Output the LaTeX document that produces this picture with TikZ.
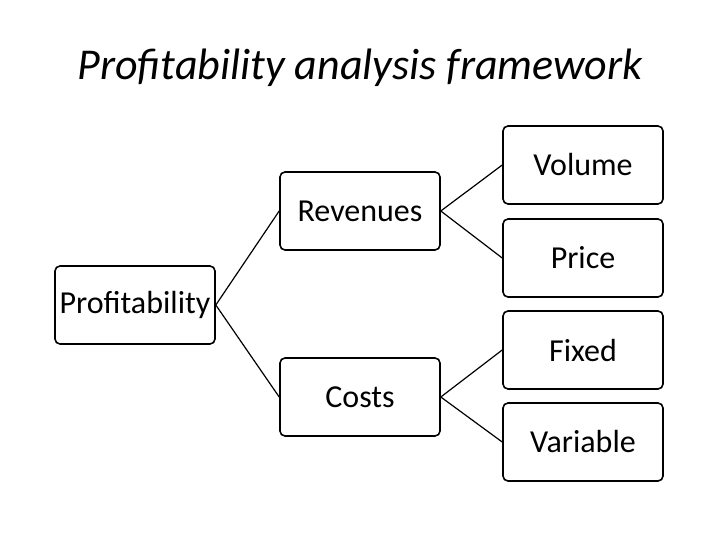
\documentclass[tikz,border=0pt]{standalone}
\usepackage{fontspec}
\setmainfont{Carlito}
\usetikzlibrary{positioning}

\tikzset{
  box/.style={draw, line width=1.6pt, rounded corners=5pt, minimum width=160pt,
    minimum height=78pt, inner sep=0pt, font=\fontsize{32}{36}\selectfont},
  link/.style={line width=1.2pt}
}

\begin{document}
\begin{tikzpicture}[x=1pt,y=1pt]
\useasboundingbox (0,0) rectangle (720,-540);

%title
    \node (title) at (360,-68) {\fontsize{44}{50}\selectfont\itshape Profitability analysis framework};

%draw boxes
    \node[box] (profit) at (135,-305) {Profitability};
    \node[box] (rev) at (360,-211) {Revenues};
    \node[box] (cost) at (360,-397) {Costs};
    \node[box] (vol) at (583,-165) {Volume};
    \node[box] (price) at (583,-258) {Price};
    \node[box] (fixed) at (583,-350) {Fixed};
    \node[box] (var) at (583,-442) {Variable};

%draw connectors
    \draw[link] (profit.east) -- (rev.west);
    \draw[link] (profit.east) -- (cost.west);
    \draw[link] (rev.east) -- (vol.west);
    \draw[link] (rev.east) -- (price.west);
    \draw[link] (cost.east) -- (fixed.west);
    \draw[link] (cost.east) -- (var.west);

\end{tikzpicture}
\end{document}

________________________

Copy out every line of the material above exactly, skipping the pictures.

EXERCISE SOLUTION.
Output the LaTeX document that produces this picture with TikZ.
\documentclass[tikz,border=0pt]{standalone}
\usepackage{fontspec}
\setmainfont{Carlito}
\usetikzlibrary{positioning}

\tikzset{
  box/.style={draw, line width=1.6pt, rounded corners=5pt, minimum width=160pt,
    minimum height=78pt, inner sep=0pt, font=\fontsize{32}{36}\selectfont},
  link/.style={line width=1.2pt}
}

\begin{document}
\begin{tikzpicture}[x=1pt,y=1pt]
\useasboundingbox (0,0) rectangle (720,-540);

%title
    \node (title) at (360,-68) {\fontsize{44}{50}\selectfont\itshape Profitability analysis framework};

%draw boxes
    \node[box] (profit) at (135,-305) {Profitability};
    \node[box] (rev) at (360,-211) {Revenues};
    \node[box] (cost) at (360,-397) {Costs};
    \node[box] (vol) at (583,-165) {Volume};
    \node[box] (price) at (583,-258) {Price};
    \node[box] (fixed) at (583,-350) {Fixed};
    \node[box] (var) at (583,-442) {Variable};

%draw connectors
    \draw[link] (profit.east) -- (rev.west);
    \draw[link] (profit.east) -- (cost.west);
    \draw[link] (rev.east) -- (vol.west);
    \draw[link] (rev.east) -- (price.west);
    \draw[link] (cost.east) -- (fixed.west);
    \draw[link] (cost.east) -- (var.west);

\end{tikzpicture}
\end{document}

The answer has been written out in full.